En ce qui concerne la décision portant refus d'octroi d'un délai de départ volontaire :

6. Aux termes de l'article L. 612-2 du code de l'entrée et du séjour des étrangers et du droit d'asile : " Par dérogation à l'article L. 612-1, l'autorité administrative peut refuser d'accorder un délai de départ volontaire dans les cas suivants : (...) 3° Il existe un risque que l'étranger se soustraie à la décision portant obligation de quitter le territoire français dont il fait l'objet ". Aux termes de l'article L. 612-3 du code de l'entrée et du séjour des étrangers et du droit d'asile : " Le risque mentionné au 3° de l'article L. 612-2 peut être regardé comme établi, sauf circonstance particulière, dans les cas suivants : (...) 6° L'étranger, entré irrégulièrement sur le territoire de l'un des États avec lesquels s'applique l'acquis de Schengen, fait l'objet d'une décision d'éloignement exécutoire prise par l'un des États ou s'est maintenu sur le territoire d'un de ces États sans justifier d'un droit de séjour ".

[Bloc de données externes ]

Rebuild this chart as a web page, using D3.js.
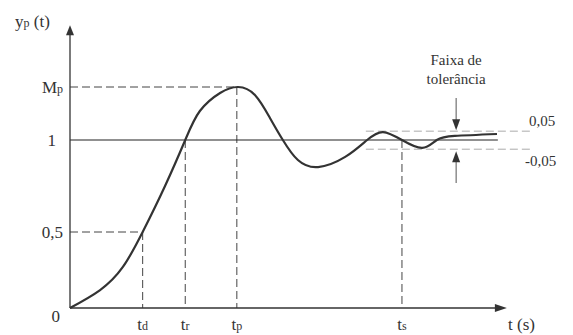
<!DOCTYPE html>
<html>
<head>
<meta charset="utf-8">
<script src="https://cdn.jsdelivr.net/npm/d3@7"></script>
<style>
  body { margin: 0; background: #fff; }
  svg { display: block; }
  text { font-family: "Liberation Serif", "Times New Roman", Times, "DejaVu Serif", "Noto Serif", serif; fill: #333; }
</style>
</head>
<body>
<svg id="chart"></svg>
<script>
// chart data
const timeValues = [0, 0.70, 1.23, 1.69, 2.21, 2.68, 3.02, 3.49, 3.91, 4.30, 4.65, 4.95, 5.30, 5.77, 6.40, 6.91, 7.28, 7.72, 8.19, 8.53, 8.95, 9.93]
const responseValues = [0, 0.118, 0.270, 0.5, 0.75, 1.0, 1.164, 1.266, 1.3, 1.255, 1.125, 1.0, 0.891, 0.853, 0.908, 1.0, 1.045, 1.0, 0.957, 1.0, 1.023, 1.034]

const yLevels = [0, 0.5, 1, 1.3]
const yLabelMain = ["0", "0,5", "1", "M"]
const yLabelSub = ["", "", "", "p"]

const timeMarks = [1.69, 2.68, 3.88, 7.72]
const timeMarkLevels = [0.5, 1, 1.3, 1]
const timeMarkSub = ["d", "r", "p", "s"]

const finalValue = 1
const tolerance = 0.05
const toleranceLabels = ["0,05", "-0,05"]
const bandStart = 6.88
const bandEnd = 10.75
const arrowTime = 8.98
const tMax = 10.16
const yMax = 1.65

// basic parameters
const svgWidth = 573
const svgHeight = 335
const serif = "'Liberation Serif', 'Times New Roman', Times, 'DejaVu Serif', serif"

var svg = d3.select("#chart")
  .attr("width", svgWidth)
  .attr("height", svgHeight)

// schematic y scale (not to scale, piecewise like the drawing)
var xScale = d3.scaleLinear().domain([0, 10]).range([70, 500])
var yScale = d3.scaleLinear()
  .domain([0, 0.5, 1, 1.3])
  .range([308, 232, 140, 87])

const ink = "#333"
const dash = "8,4"

// guide dashed lines
yLevels.forEach((v, i) => {
  if (v === 0 || v === 1) return
  const tEnd = timeMarks[timeMarkLevels.indexOf(v)]
  svg.append("line")
    .attr("x1", xScale(0)).attr("x2", xScale(tEnd))
    .attr("y1", yScale(v)).attr("y2", yScale(v))
    .attr("stroke", "#444").attr("stroke-width", 1)
    .attr("stroke-dasharray", dash)
})

timeMarks.forEach((t, i) => {
  svg.append("line")
    .attr("x1", xScale(t)).attr("x2", xScale(t))
    .attr("y1", yScale(timeMarkLevels[i])).attr("y2", yScale(0))
    .attr("stroke", "#444").attr("stroke-width", 1)
    .attr("stroke-dasharray", dash)
})

// tolerance band
;[finalValue + tolerance, finalValue - tolerance].forEach(v => {
  svg.append("line")
    .attr("x1", xScale(bandStart)).attr("x2", xScale(bandEnd))
    .attr("y1", yScale(v)).attr("y2", yScale(v))
    .attr("stroke", "#aaa").attr("stroke-width", 1)
    .attr("stroke-dasharray", dash)
})

// final value line
svg.append("line")
  .attr("x1", xScale(0)).attr("x2", xScale(9.95))
  .attr("y1", yScale(finalValue)).attr("y2", yScale(finalValue))
  .attr("stroke", "#222").attr("stroke-width", 1.2)

// axes with arrows
svg.append("line")
  .attr("x1", xScale(0)).attr("x2", xScale(0))
  .attr("y1", yScale(0)).attr("y2", yScale(yMax) + 4)
  .attr("stroke", ink).attr("stroke-width", 1.3)
svg.append("path")
  .attr("d", `M${xScale(0)},${yScale(yMax)} l-4,10 l8,0 z`)
  .attr("fill", ink)

svg.append("line")
  .attr("x1", xScale(0)).attr("x2", xScale(tMax) - 4)
  .attr("y1", yScale(0)).attr("y2", yScale(0))
  .attr("stroke", ink).attr("stroke-width", 1.3)
svg.append("path")
  .attr("d", `M${xScale(tMax)},${yScale(0)} l-12,-4 l0,8 z`)
  .attr("fill", ink)

// tolerance arrows
const ax = xScale(arrowTime)
svg.append("line")
  .attr("x1", ax).attr("x2", ax)
  .attr("y1", 98).attr("y2", yScale(finalValue + tolerance) - 6)
  .attr("stroke", "#555").attr("stroke-width", 1)
svg.append("path")
  .attr("d", `M${ax},${yScale(finalValue + tolerance) - 1} l-4,-11 l8,0 z`)
  .attr("fill", ink)
svg.append("line")
  .attr("x1", ax).attr("x2", ax)
  .attr("y1", yScale(finalValue - tolerance) + 6).attr("y2", 183)
  .attr("stroke", "#555").attr("stroke-width", 1)
svg.append("path")
  .attr("d", `M${ax},${yScale(finalValue - tolerance) + 2} l-4,11 l8,0 z`)
  .attr("fill", ink)

// response curve
const points = timeValues.map((t, i) => [t, responseValues[i]])
var line = d3.line()
  .x(d => xScale(d[0]))
  .y(d => yScale(d[1]))
  .curve(d3.curveNatural)

svg.append("path")
  .datum(points)
  .attr("d", line)
  .attr("fill", "none")
  .attr("stroke", "#333")
  .attr("stroke-width", 2.2)

// labels with small "subscript" letters
function label(x, y, main, sub, anchor, size, after) {
  const t = svg.append("text")
    .attr("x", x).attr("y", y)
    .attr("text-anchor", anchor)
    .attr("font-family", serif)
    .style("font-size", size + "px")
  t.append("tspan").text(main)
  if (sub) t.append("tspan").style("font-size", Math.round(size * 0.72) + "px").text(sub)
  if (after) t.append("tspan").text(after)
  return t
}

const yLabelX = [60, 63, 56, 63]
const yLabelDy = [14, 6, 6, 6]
yLevels.forEach((v, i) => {
  label(yLabelX[i], yScale(v) + yLabelDy[i], yLabelMain[i], yLabelSub[i], "end", 17)
})

timeMarks.forEach((t, i) => {
  label(xScale(t), 330, "t", timeMarkSub[i], "middle", 17)
})

label(15, 27, "y", "p", "start", 17, " (t)")
label(508, 330, "t (s)", "", "start", 17)

svg.append("text")
  .attr("x", ax).attr("y", 65)
  .attr("text-anchor", "middle")
  .attr("font-family", serif)
  .style("font-size", "15px")
  .text("Faixa de")
svg.append("text")
  .attr("x", ax).attr("y", 84)
  .attr("text-anchor", "middle")
  .attr("font-family", serif)
  .style("font-size", "15px")
  .text("tolerância")

svg.append("text")
  .attr("x", 529).attr("y", 126)
  .attr("font-family", serif)
  .style("font-size", "15px")
  .text(toleranceLabels[0])
svg.append("text")
  .attr("x", 525).attr("y", 166)
  .attr("font-family", serif)
  .style("font-size", "15px")
  .text(toleranceLabels[1])
</script>
</body>
</html>
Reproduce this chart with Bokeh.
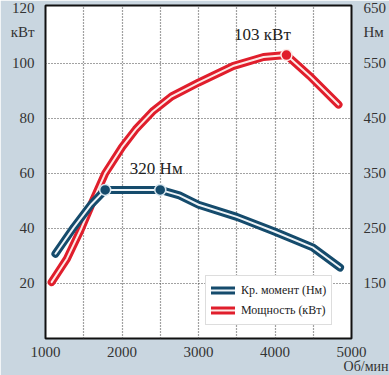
from bokeh.plotting import figure
from bokeh.models import Range1d, LinearAxis, FixedTicker, Label, Legend, LegendItem, Title
from bokeh.embed import file_html
from bokeh.resources import INLINE

# ---- data ----
rpm_power = [1080, 1280, 1460, 1620, 1780, 2000, 2180, 2400, 2650, 3000, 3450, 3850, 4150, 4450, 4830]
power_kw = [20.5, 29, 39.5, 50, 60, 69.5, 76, 82.5, 88, 93, 99, 102.3, 103, 95.5, 85]
rpm_torque = [1130, 1370, 1600, 1780, 2500, 2750, 3000, 3500, 4000, 4500, 4850]
torque_nm = [204, 252, 294, 320, 320, 310, 293, 271, 244, 215, 179]
torque_mark_rpm = [1780, 2500]
torque_mark_nm = [320, 320]
power_mark_rpm = [4150]
power_mark_kw = [103]
x_ticks = [1000, 2000, 3000, 4000, 5000]
x_grid = [1500, 2000, 2500, 3000, 3500, 4000, 4500]
kw_ticks = [20, 40, 60, 80, 100, 120]
nm_ticks = [150, 250, 350, 450, 550, 650]
kw_grid = [20, 40, 60, 80, 100]
kw_unit_pos = 111.5   # where the "кВт" unit text sits on the left scale
nm_unit_pos = 606     # where the "Нм" unit text sits on the right scale

FONT = "Liberation Serif"
BG = "#c9d6e0"
RED = "#e01e2c"
BLUE = "#154b6c"

KW_MAX = 121.0
p = figure(width=389, height=375, output_backend="svg", toolbar_location=None,
           x_range=Range1d(1000, 5000), y_range=Range1d(0, KW_MAX),
           min_border_left=45, min_border_right=38, min_border_top=5, min_border_bottom=37)
p.extra_y_ranges = {"nm": Range1d(5 * 0 + 50, 5 * KW_MAX + 50)}

p.border_fill_color = BG
p.background_fill_color = "white"
p.outline_line_color = "#111111"
p.outline_line_width = 2

# axes
for ax in [p.xaxis[0], p.yaxis[0]]:
    ax.axis_line_color = None
    ax.major_tick_line_color = None
    ax.minor_tick_line_color = None
    ax.major_label_text_font = FONT
    ax.major_label_text_font_size = "15px"
    ax.major_label_text_color = "#333333"
p.xaxis.ticker = FixedTicker(ticks=x_ticks)
p.yaxis.ticker = FixedTicker(ticks=kw_ticks + [kw_unit_pos])
p.yaxis.major_label_overrides = {kw_unit_pos: "кВт"}
p.xaxis.major_label_standoff = 2
p.yaxis.major_label_standoff = 5

rax = LinearAxis(y_range_name="nm", ticker=FixedTicker(ticks=nm_ticks + [nm_unit_pos]))
rax.major_label_overrides = {nm_unit_pos: "Нм"}
rax.axis_line_color = None
rax.major_tick_line_color = None
rax.minor_tick_line_color = None
rax.major_label_text_font = FONT
rax.major_label_text_font_size = "15px"
rax.major_label_text_color = "#333333"
rax.major_label_standoff = 6
p.add_layout(rax, "right")

# x unit text under the axis, right-aligned past the frame edge
p.add_layout(Title(text="Об/мин", align="right", offset=-37, standoff=-6,
                   text_font=FONT, text_font_size="14px", text_font_style="normal",
                   text_color="#333333"), "below")

# grid
p.xgrid.ticker = FixedTicker(ticks=x_grid)
p.ygrid.ticker = FixedTicker(ticks=kw_grid)
for g in [p.xgrid[0], p.ygrid[0]]:
    g.grid_line_color = "#444444"
    g.grid_line_dash = "1 2"
    g.grid_line_width = 1.2

# curves
r_p_out = p.line(rpm_power, power_kw, line_color=RED, line_width=8, line_cap="round", line_join="round")
r_p_in = p.line(rpm_power, power_kw, line_color="#fde9e6", line_width=2, line_cap="round", line_join="round")
r_t_out = p.line(rpm_torque, torque_nm, y_range_name="nm", line_color=BLUE, line_width=8,
                 line_cap="round", line_join="round")
r_t_in = p.line(rpm_torque, torque_nm, y_range_name="nm", line_color="#eef4f8", line_width=2,
                line_cap="round", line_join="round")

p.scatter(torque_mark_rpm, torque_mark_nm, y_range_name="nm", size=11, fill_color=BLUE,
          line_color="#d8e6ef", line_width=1.5)
p.scatter(power_mark_rpm, power_mark_kw, size=11, fill_color=RED, line_color="#fde9e6", line_width=1.5)

# annotations
p.add_layout(Label(x=torque_mark_rpm[1], y=torque_mark_nm[1], y_range_name="nm",
                   text=f"{torque_mark_nm[1]} Нм", text_font=FONT, text_font_size="17px",
                   text_color="#222222", text_align="center", text_baseline="middle",
                   x_offset=-4, y_offset=21))
p.add_layout(Label(x=power_mark_rpm[0], y=power_mark_kw[0],
                   text=f"{power_mark_kw[0]} кВт", text_font=FONT, text_font_size="17px",
                   text_color="#222222", text_align="center", text_baseline="middle",
                   x_offset=-24, y_offset=21))

legend = Legend(items=[
    LegendItem(label="Кр. момент (Нм)", renderers=[r_t_out, r_t_in]),
    LegendItem(label="Мощность (кВт)", renderers=[r_p_out, r_p_in]),
], location=(160, 13))
legend.label_text_font = FONT
legend.label_text_font_size = "12px"
legend.label_text_color = "#222222"
legend.glyph_width = 24
legend.glyph_height = 18
legend.label_height = 18
legend.label_standoff = 6
legend.padding = 5
legend.spacing = 2
legend.margin = 0
legend.border_line_color = "#bbbbbb"
legend.background_fill_color = "white"
legend.background_fill_alpha = 1
p.add_layout(legend)

open("out.html", "w").write(file_html(p, INLINE))
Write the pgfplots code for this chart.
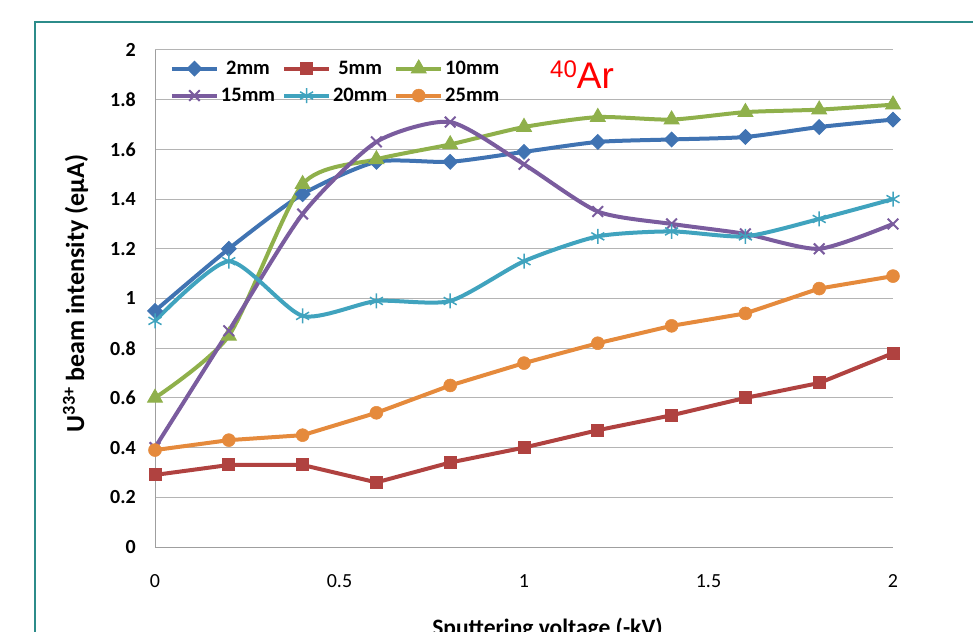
\documentclass[border=0pt]{standalone}
\usepackage{pgfplots}
\pgfplotsset{compat=1.18}
\usepackage{fontspec}
\setmainfont{Carlito}
\newfontfamily\arfont{Liberation Sans}
\definecolor{cblue}{HTML}{4073B2}
\definecolor{cred}{HTML}{B04240}
\definecolor{cgreen}{HTML}{8FB04B}
\definecolor{cpurple}{HTML}{7A5C9E}
\definecolor{cteal}{HTML}{40A3BE}
\definecolor{corange}{HTML}{E58A3C}
\definecolor{frame}{HTML}{2C8C8A}
\definecolor{gridc}{HTML}{B4B4B4}
\begin{document}
\begin{tikzpicture}
\useasboundingbox (0pt,0pt) rectangle (973pt,631pt);
\clip (0pt,0pt) rectangle (973pt,631pt);
\draw[color=frame, line width=2pt] (35pt,-5pt) -- (35pt,609pt) -- (990pt,609pt);
\begin{axis}[
  at={(155pt,84pt)}, anchor=south west,
  scale only axis, width=738pt, height=497pt,
  xmin=0, xmax=2, ymin=0, ymax=2,
  clip=false,
  axis lines*=left,
  axis line style={draw=gray!75, line width=1pt},
  major tick length=0pt,
  xtick={0,0.5,1,1.5,2},
  ytick={0,0.2,0.4,0.6,0.8,1,1.2,1.4,1.6,1.8,2},
  ymajorgrids,
  grid style={draw=gridc, line width=1pt},
  /pgf/number format/assume math mode=true,
  xticklabel style={font=\fontsize{20}{24}\selectfont, anchor=base, inner sep=0pt, yshift=-40pt},
  yticklabel style={font=\bfseries\fontsize{20}{24}\selectfont, anchor=east, inner sep=0pt, xshift=-19pt},
  xlabel={\textbf{Sputtering voltage (-kV)}},
  xlabel style={at={(axis description cs:0.5,0)}, anchor=base, inner sep=0pt, yshift=-88pt, xshift=23.5pt, font=\fontsize{23.5}{28}\selectfont},
  legend columns=3,
  legend style={at={(axis description cs:0.02,0.982)}, anchor=north west, draw=none, fill=none,
    font=\bfseries\fontsize{20.5}{24}\selectfont,
    /tikz/every even column/.append style={column sep=5pt},
    row sep=8pt, inner sep=0pt,
    nodes={inner sep=2pt}},
  legend image code/.code={\draw[#1, mark repeat=2, mark phase=2] plot coordinates {(0pt,0pt) (22.5pt,0pt) (45pt,0pt)};},
  every axis plot/.append style={line width=4pt},
]
\addplot[cblue, smooth, tension=0.4, mark=square*, mark size=5.2pt, mark options={rotate=45, line width=1pt}] coordinates {
(0,0.95) (0.2,1.20) (0.4,1.42) (0.6,1.55) (0.8,1.55) (1.0,1.59) (1.2,1.63) (1.4,1.64) (1.6,1.65) (1.8,1.69) (2.0,1.72)};
\addlegendentry{2mm}
\addplot[cred, mark=square*, mark size=6pt, mark options={line width=1pt}] coordinates {
(0,0.29) (0.2,0.33) (0.4,0.33) (0.6,0.26) (0.8,0.34) (1.0,0.40) (1.2,0.47) (1.4,0.53) (1.6,0.60) (1.8,0.66) (2.0,0.78)};
\addlegendentry{5mm}
\addplot[cgreen, smooth, tension=0.4, mark=triangle*, mark size=8.5pt, mark options={line width=1pt}] coordinates {
(0,0.60) (0.2,0.85) (0.4,1.46) (0.6,1.56) (0.8,1.62) (1.0,1.69) (1.2,1.73) (1.4,1.72) (1.6,1.75) (1.8,1.76) (2.0,1.78)};
\addlegendentry{10mm}
\addplot[cpurple, smooth, tension=0.4, mark=x, mark size=7.5pt, mark options={line width=2pt}] coordinates {
(0,0.40) (0.2,0.87) (0.4,1.34) (0.6,1.63) (0.8,1.71) (1.0,1.54) (1.2,1.35) (1.4,1.30) (1.6,1.26) (1.8,1.20) (2.0,1.30)};
\addlegendentry{15mm}
\addplot[cteal, smooth, tension=0.4, mark=asterisk, mark size=7.5pt, mark options={line width=1.5pt}] coordinates {
(0,0.91) (0.2,1.15) (0.4,0.93) (0.6,0.99) (0.8,0.99) (1.0,1.15) (1.2,1.25) (1.4,1.27) (1.6,1.25) (1.8,1.32) (2.0,1.40)};
\addlegendentry{20mm}
\addplot[corange, mark=*, mark size=6.5pt, mark options={line width=0.5pt}] coordinates {
(0,0.39) (0.2,0.43) (0.4,0.45) (0.6,0.54) (0.8,0.65) (1.0,0.74) (1.2,0.82) (1.4,0.89) (1.6,0.94) (1.8,1.04) (2.0,1.09)};
\addlegendentry{25mm}
\node[text=red, anchor=base west, inner sep=0pt] at (axis cs:1.0705,1.847) {\arfont\fontsize{24}{24}\selectfont\raisebox{11pt}{40}\fontsize{37}{37}\selectfont Ar};
\node[rotate=90, anchor=base, inner sep=0pt, font=\bfseries\fontsize{26}{30}\selectfont] at (rel axis cs:-0.0962,0.51) {U\textsuperscript{33+} beam intensity (eμA)};
\end{axis}
\end{tikzpicture}
\end{document}
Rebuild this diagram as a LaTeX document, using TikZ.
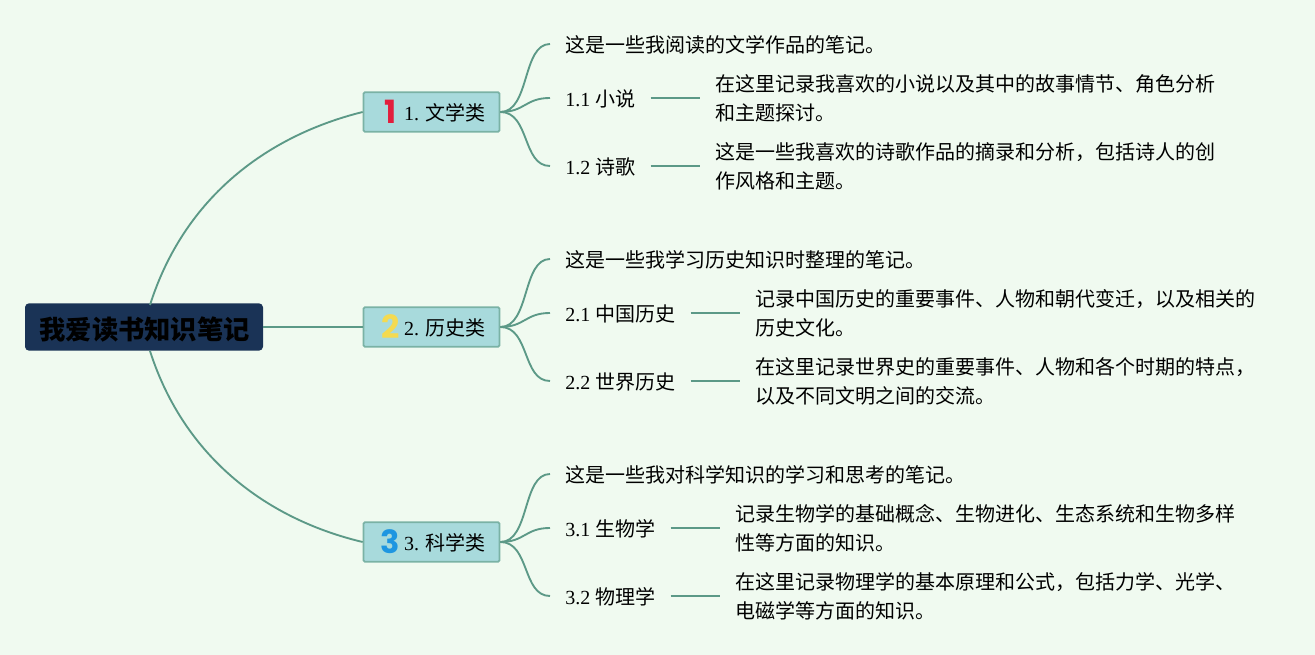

7. En l'espèce, si M. A... justifie, à la date de l'arrêté, d'une résidence stable et effective chez son hébergeant, sa sœur Mme C..., il ressort des pièces du dossier que le préfet aurait pris la même décision s'il s'était exclusivement fondé sur le fait que le requérant ne justifie pas être entré régulièrement sur le territoire français et qu'il n'a pas sollicité la délivrance d'un titre de séjour, circonstances qu'il a également prises en compte pour fonder la décision portant refus d'octroi d'un délai de départ volontaire à l'intéressé. Il s'ensuit que sa situation permettait, en application du 6° de l'article L. 612-3 du code de l'entrée et du séjour des étrangers et du droit d'asile précité, que le préfet de la Seine-Saint-Denis prenne une obligation de quitter le territoire français sans délai à son encontre. Par suite, le moyen tiré de la méconnaissance des dispositions des articles L. 612-2 et L. 612-3 du code de l'entrée et du séjour des étrangers et du droit d'asile par la décision portant refus d'octroi d'un délai de départ volontaire doit être écarté.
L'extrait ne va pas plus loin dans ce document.